On Wed, Jan 15, 2014 at 8:41 PM, Jan Kara <j...@suse.cz> wrote:
> On Wed 15-01-14 10:12:38, Robert Haas wrote:
>> On Wed, Jan 15, 2014 at 4:35 AM, Jan Kara <j...@suse.cz> wrote:
>> > Filesystems could in theory provide facility like atomic write (at least up
>> > to a certain size say in MB range) but it's not so easy and when there are
>> > no strong usecases fs people are reluctant to make their code more complex
>> > unnecessarily. OTOH without widespread atomic write support I understand
>> > application developers have similar stance. So it's kind of chicken and egg
>> > problem. BTW, e.g. ext3/4 has quite a bit of the infrastructure in place
>> > due to its data=journal mode so if someone on the PostgreSQL side wanted to
>> > research on this, knitting some experimental ext4 patches should be doable.

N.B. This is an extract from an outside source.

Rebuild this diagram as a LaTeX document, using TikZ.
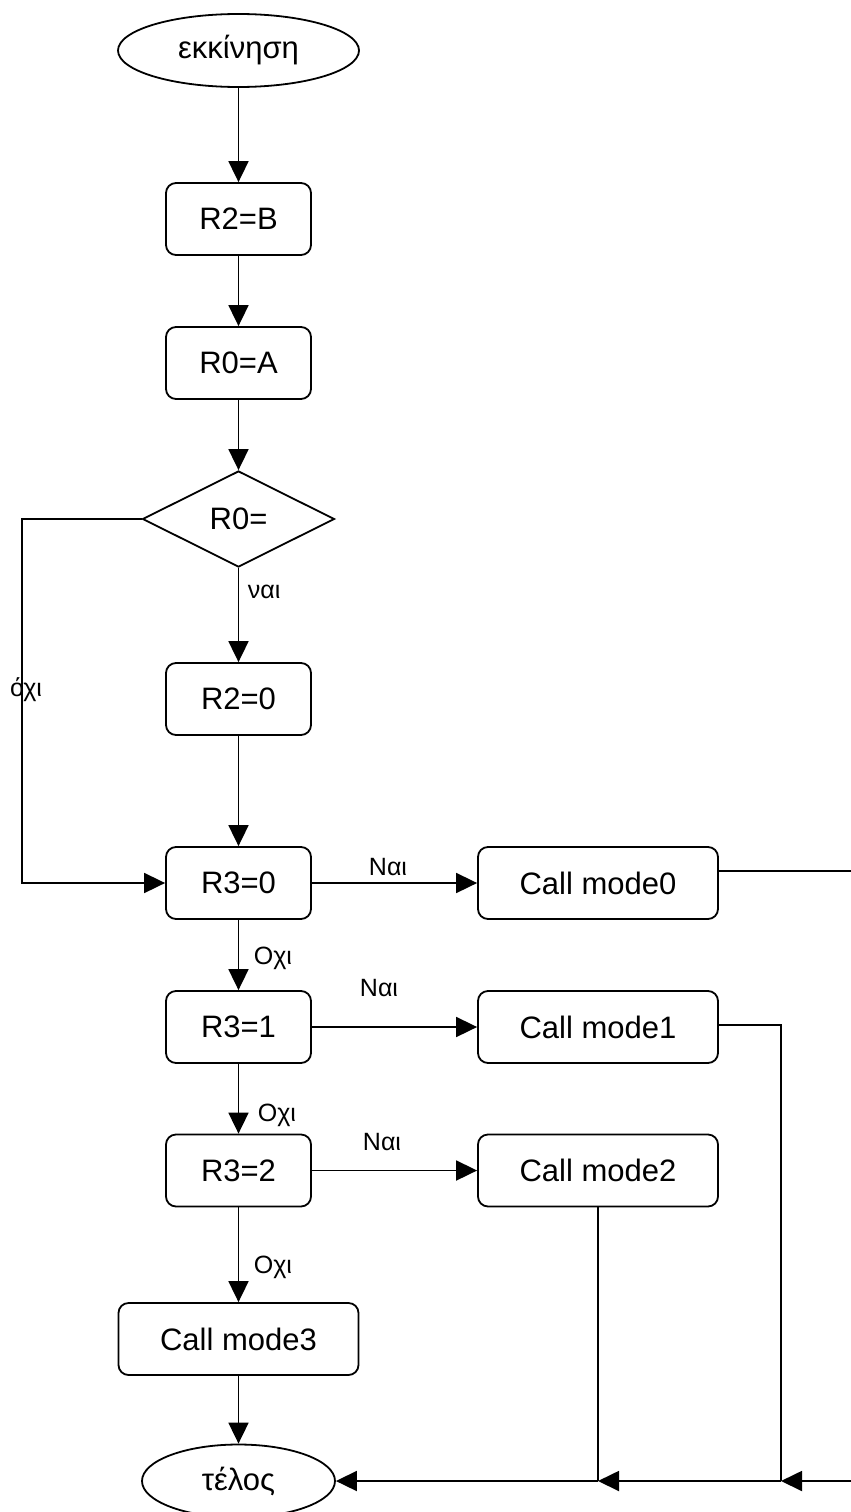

>> Atomic 8kB writes would improve performance for us quite a lot. Full
>> page writes to WAL are very expensive. I don't remember what
>> percentage of write-ahead log traffic that accounts for, but it's not
> OK, and do you need atomic writes on per-IO basis or per-file is enough?
> It basically boils down to - is all or most of IO to a file going to be
> atomic or it's a smaller fraction?
The write-ahead log wouldn't need it, but data files writes would. So
we'd need it a lot, but not for absolutely everything.
For any given file, we'd either care about writes being atomic, or we wouldn't.
> As Dave notes, unless there is HW support (which is coming with newest
> solid state drives), ext4/xfs will have to implement this by writing data
> to a filesystem journal and after transaction commit checkpointing them to
> a final location. Which is exactly what you do with your WAL logs so
> it's not clear it will be a performance win. But it is easy enough to code
> for ext4 that I'm willing to try...
Yeah, hardware support would be great.